■ Goal
Repeat what the lines below say, word for word, and skip every image.
_ _ _ _ _
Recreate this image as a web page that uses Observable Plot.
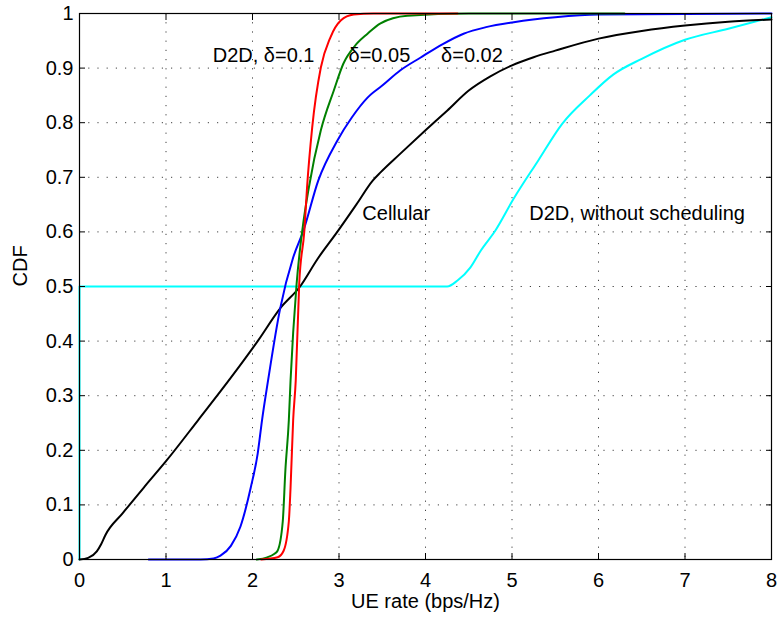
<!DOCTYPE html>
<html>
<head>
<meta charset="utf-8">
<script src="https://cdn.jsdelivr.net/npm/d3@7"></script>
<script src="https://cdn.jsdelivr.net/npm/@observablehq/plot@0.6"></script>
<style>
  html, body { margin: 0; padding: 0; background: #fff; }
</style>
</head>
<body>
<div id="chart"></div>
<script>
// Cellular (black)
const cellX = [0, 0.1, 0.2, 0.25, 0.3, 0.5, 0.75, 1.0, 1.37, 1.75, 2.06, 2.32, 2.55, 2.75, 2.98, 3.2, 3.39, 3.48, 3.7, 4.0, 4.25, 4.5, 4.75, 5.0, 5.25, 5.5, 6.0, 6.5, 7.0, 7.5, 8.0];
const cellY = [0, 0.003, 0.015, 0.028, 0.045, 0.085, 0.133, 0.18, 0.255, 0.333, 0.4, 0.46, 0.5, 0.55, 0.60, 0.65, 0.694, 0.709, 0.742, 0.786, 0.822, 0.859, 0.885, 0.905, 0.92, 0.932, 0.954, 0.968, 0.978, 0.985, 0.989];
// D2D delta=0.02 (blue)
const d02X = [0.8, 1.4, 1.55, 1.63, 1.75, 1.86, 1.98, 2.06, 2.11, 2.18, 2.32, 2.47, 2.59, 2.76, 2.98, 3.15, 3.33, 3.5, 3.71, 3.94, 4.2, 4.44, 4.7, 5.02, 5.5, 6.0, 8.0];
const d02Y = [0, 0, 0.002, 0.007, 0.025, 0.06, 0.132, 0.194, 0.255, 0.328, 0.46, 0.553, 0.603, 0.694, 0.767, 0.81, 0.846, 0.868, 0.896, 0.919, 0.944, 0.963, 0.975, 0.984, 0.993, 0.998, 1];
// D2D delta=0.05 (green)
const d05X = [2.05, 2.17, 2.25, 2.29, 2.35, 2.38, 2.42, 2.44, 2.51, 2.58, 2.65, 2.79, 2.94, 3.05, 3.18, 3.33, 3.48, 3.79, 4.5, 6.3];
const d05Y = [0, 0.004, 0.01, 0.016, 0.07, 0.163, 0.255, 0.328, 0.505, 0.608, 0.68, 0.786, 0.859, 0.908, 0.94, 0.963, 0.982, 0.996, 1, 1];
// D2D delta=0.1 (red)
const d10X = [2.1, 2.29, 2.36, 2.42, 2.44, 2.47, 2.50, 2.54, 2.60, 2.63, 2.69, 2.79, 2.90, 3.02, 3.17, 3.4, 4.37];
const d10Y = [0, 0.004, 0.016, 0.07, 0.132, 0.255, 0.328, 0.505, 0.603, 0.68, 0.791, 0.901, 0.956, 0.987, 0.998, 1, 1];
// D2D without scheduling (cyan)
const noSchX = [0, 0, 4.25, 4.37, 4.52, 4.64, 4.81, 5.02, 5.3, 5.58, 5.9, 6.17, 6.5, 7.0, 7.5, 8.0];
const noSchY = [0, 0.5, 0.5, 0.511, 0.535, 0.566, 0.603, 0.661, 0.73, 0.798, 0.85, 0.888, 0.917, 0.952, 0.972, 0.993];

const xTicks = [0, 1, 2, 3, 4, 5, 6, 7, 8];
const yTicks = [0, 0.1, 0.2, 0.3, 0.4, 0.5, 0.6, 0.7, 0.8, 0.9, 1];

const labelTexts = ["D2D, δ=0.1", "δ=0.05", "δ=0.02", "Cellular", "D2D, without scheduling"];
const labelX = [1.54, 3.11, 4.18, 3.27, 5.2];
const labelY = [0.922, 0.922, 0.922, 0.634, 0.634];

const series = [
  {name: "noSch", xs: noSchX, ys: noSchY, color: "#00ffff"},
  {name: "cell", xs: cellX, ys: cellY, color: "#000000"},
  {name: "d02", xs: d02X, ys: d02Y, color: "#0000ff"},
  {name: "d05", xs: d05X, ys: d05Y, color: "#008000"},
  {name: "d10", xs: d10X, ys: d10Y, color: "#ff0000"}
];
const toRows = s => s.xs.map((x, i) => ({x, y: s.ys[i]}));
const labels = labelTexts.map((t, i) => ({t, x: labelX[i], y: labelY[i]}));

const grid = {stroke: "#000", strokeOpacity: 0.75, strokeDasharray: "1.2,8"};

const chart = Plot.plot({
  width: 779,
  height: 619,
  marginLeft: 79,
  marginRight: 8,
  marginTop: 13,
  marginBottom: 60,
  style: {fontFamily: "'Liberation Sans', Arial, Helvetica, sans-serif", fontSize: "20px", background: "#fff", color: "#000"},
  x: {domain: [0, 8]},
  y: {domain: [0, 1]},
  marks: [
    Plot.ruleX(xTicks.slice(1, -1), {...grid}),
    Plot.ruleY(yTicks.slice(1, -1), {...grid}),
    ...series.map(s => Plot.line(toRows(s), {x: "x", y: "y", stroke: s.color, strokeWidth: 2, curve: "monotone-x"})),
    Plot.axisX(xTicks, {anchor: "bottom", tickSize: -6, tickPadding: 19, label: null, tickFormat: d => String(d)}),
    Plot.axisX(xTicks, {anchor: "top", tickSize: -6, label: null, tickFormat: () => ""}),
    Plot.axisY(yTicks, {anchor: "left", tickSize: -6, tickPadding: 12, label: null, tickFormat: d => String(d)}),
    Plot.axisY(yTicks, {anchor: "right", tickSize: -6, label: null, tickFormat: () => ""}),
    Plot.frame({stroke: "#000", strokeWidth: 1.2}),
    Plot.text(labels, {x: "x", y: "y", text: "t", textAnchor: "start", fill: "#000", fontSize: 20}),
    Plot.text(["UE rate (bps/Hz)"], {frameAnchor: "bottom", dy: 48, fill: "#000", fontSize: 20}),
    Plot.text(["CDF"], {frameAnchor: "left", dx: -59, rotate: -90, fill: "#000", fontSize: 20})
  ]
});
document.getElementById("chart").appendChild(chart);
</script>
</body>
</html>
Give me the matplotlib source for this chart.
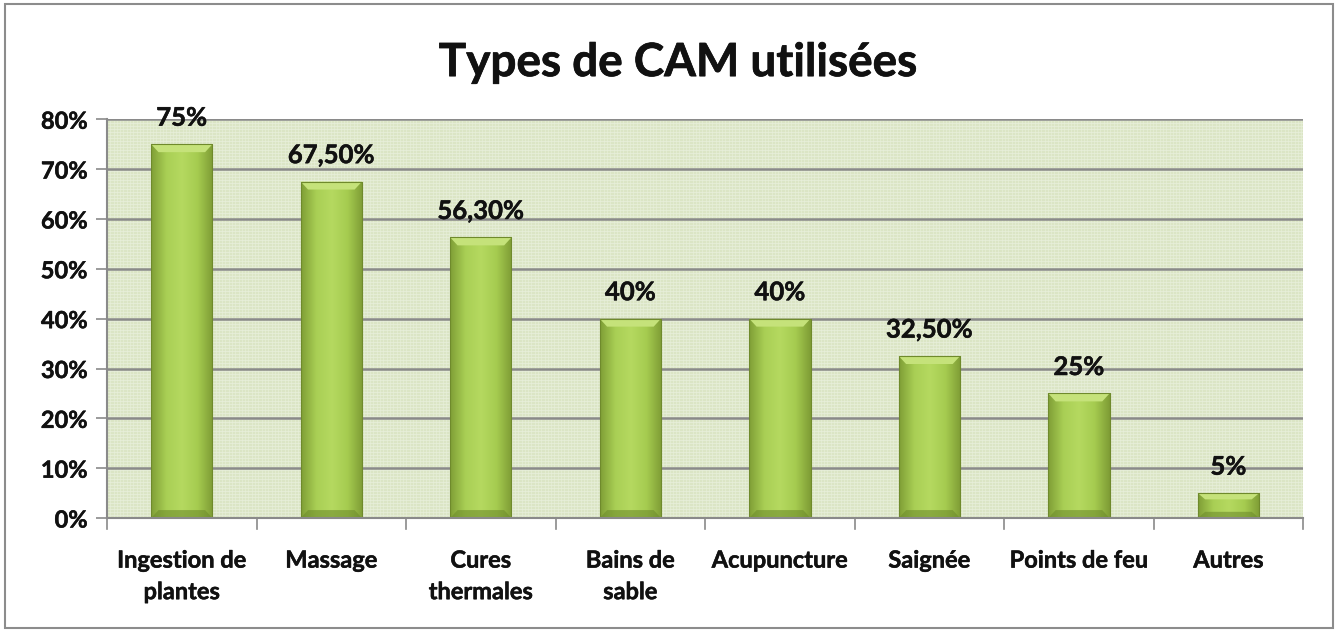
_ _ _ _ _
■ Finished answer
Recreate this image as a web page that uses Observable Plot.
<!DOCTYPE html>
<html>
<head>
<meta charset="utf-8">
<script src="https://cdn.jsdelivr.net/npm/d3@7"></script>
<script src="https://cdn.jsdelivr.net/npm/@observablehq/plot@0.6"></script>
<style>
  html, body { margin: 0; padding: 0; background: #fff; }
</style>
</head>
<body>
<div id="chart"></div>
<script>
// Cellular (black)
const cellX = [0, 0.1, 0.2, 0.25, 0.3, 0.5, 0.75, 1.0, 1.37, 1.75, 2.06, 2.32, 2.55, 2.75, 2.98, 3.2, 3.39, 3.48, 3.7, 4.0, 4.25, 4.5, 4.75, 5.0, 5.25, 5.5, 6.0, 6.5, 7.0, 7.5, 8.0];
const cellY = [0, 0.003, 0.015, 0.028, 0.045, 0.085, 0.133, 0.18, 0.255, 0.333, 0.4, 0.46, 0.5, 0.55, 0.60, 0.65, 0.694, 0.709, 0.742, 0.786, 0.822, 0.859, 0.885, 0.905, 0.92, 0.932, 0.954, 0.968, 0.978, 0.985, 0.989];
// D2D delta=0.02 (blue)
const d02X = [0.8, 1.4, 1.55, 1.63, 1.75, 1.86, 1.98, 2.06, 2.11, 2.18, 2.32, 2.47, 2.59, 2.76, 2.98, 3.15, 3.33, 3.5, 3.71, 3.94, 4.2, 4.44, 4.7, 5.02, 5.5, 6.0, 8.0];
const d02Y = [0, 0, 0.002, 0.007, 0.025, 0.06, 0.132, 0.194, 0.255, 0.328, 0.46, 0.553, 0.603, 0.694, 0.767, 0.81, 0.846, 0.868, 0.896, 0.919, 0.944, 0.963, 0.975, 0.984, 0.993, 0.998, 1];
// D2D delta=0.05 (green)
const d05X = [2.05, 2.17, 2.25, 2.29, 2.35, 2.38, 2.42, 2.44, 2.51, 2.58, 2.65, 2.79, 2.94, 3.05, 3.18, 3.33, 3.48, 3.79, 4.5, 6.3];
const d05Y = [0, 0.004, 0.01, 0.016, 0.07, 0.163, 0.255, 0.328, 0.505, 0.608, 0.68, 0.786, 0.859, 0.908, 0.94, 0.963, 0.982, 0.996, 1, 1];
// D2D delta=0.1 (red)
const d10X = [2.1, 2.29, 2.36, 2.42, 2.44, 2.47, 2.50, 2.54, 2.60, 2.63, 2.69, 2.79, 2.90, 3.02, 3.17, 3.4, 4.37];
const d10Y = [0, 0.004, 0.016, 0.07, 0.132, 0.255, 0.328, 0.505, 0.603, 0.68, 0.791, 0.901, 0.956, 0.987, 0.998, 1, 1];
// D2D without scheduling (cyan)
const noSchX = [0, 0, 4.25, 4.37, 4.52, 4.64, 4.81, 5.02, 5.3, 5.58, 5.9, 6.17, 6.5, 7.0, 7.5, 8.0];
const noSchY = [0, 0.5, 0.5, 0.511, 0.535, 0.566, 0.603, 0.661, 0.73, 0.798, 0.85, 0.888, 0.917, 0.952, 0.972, 0.993];

const xTicks = [0, 1, 2, 3, 4, 5, 6, 7, 8];
const yTicks = [0, 0.1, 0.2, 0.3, 0.4, 0.5, 0.6, 0.7, 0.8, 0.9, 1];

const labelTexts = ["D2D, δ=0.1", "δ=0.05", "δ=0.02", "Cellular", "D2D, without scheduling"];
const labelX = [1.54, 3.11, 4.18, 3.27, 5.2];
const labelY = [0.922, 0.922, 0.922, 0.634, 0.634];

const series = [
  {name: "noSch", xs: noSchX, ys: noSchY, color: "#00ffff"},
  {name: "cell", xs: cellX, ys: cellY, color: "#000000"},
  {name: "d02", xs: d02X, ys: d02Y, color: "#0000ff"},
  {name: "d05", xs: d05X, ys: d05Y, color: "#008000"},
  {name: "d10", xs: d10X, ys: d10Y, color: "#ff0000"}
];
const toRows = s => s.xs.map((x, i) => ({x, y: s.ys[i]}));
const labels = labelTexts.map((t, i) => ({t, x: labelX[i], y: labelY[i]}));

const grid = {stroke: "#000", strokeOpacity: 0.75, strokeDasharray: "1.2,8"};

const chart = Plot.plot({
  width: 779,
  height: 619,
  marginLeft: 79,
  marginRight: 8,
  marginTop: 13,
  marginBottom: 60,
  style: {fontFamily: "'Liberation Sans', Arial, Helvetica, sans-serif", fontSize: "20px", background: "#fff", color: "#000"},
  x: {domain: [0, 8]},
  y: {domain: [0, 1]},
  marks: [
    Plot.ruleX(xTicks.slice(1, -1), {...grid}),
    Plot.ruleY(yTicks.slice(1, -1), {...grid}),
    ...series.map(s => Plot.line(toRows(s), {x: "x", y: "y", stroke: s.color, strokeWidth: 2, curve: "monotone-x"})),
    Plot.axisX(xTicks, {anchor: "bottom", tickSize: -6, tickPadding: 19, label: null, tickFormat: d => String(d)}),
    Plot.axisX(xTicks, {anchor: "top", tickSize: -6, label: null, tickFormat: () => ""}),
    Plot.axisY(yTicks, {anchor: "left", tickSize: -6, tickPadding: 12, label: null, tickFormat: d => String(d)}),
    Plot.axisY(yTicks, {anchor: "right", tickSize: -6, label: null, tickFormat: () => ""}),
    Plot.frame({stroke: "#000", strokeWidth: 1.2}),
    Plot.text(labels, {x: "x", y: "y", text: "t", textAnchor: "start", fill: "#000", fontSize: 20}),
    Plot.text(["UE rate (bps/Hz)"], {frameAnchor: "bottom", dy: 48, fill: "#000", fontSize: 20}),
    Plot.text(["CDF"], {frameAnchor: "left", dx: -59, rotate: -90, fill: "#000", fontSize: 20})
  ]
});
document.getElementById("chart").appendChild(chart);
</script>
</body>
</html>
Give me the matplotlib source for this chart.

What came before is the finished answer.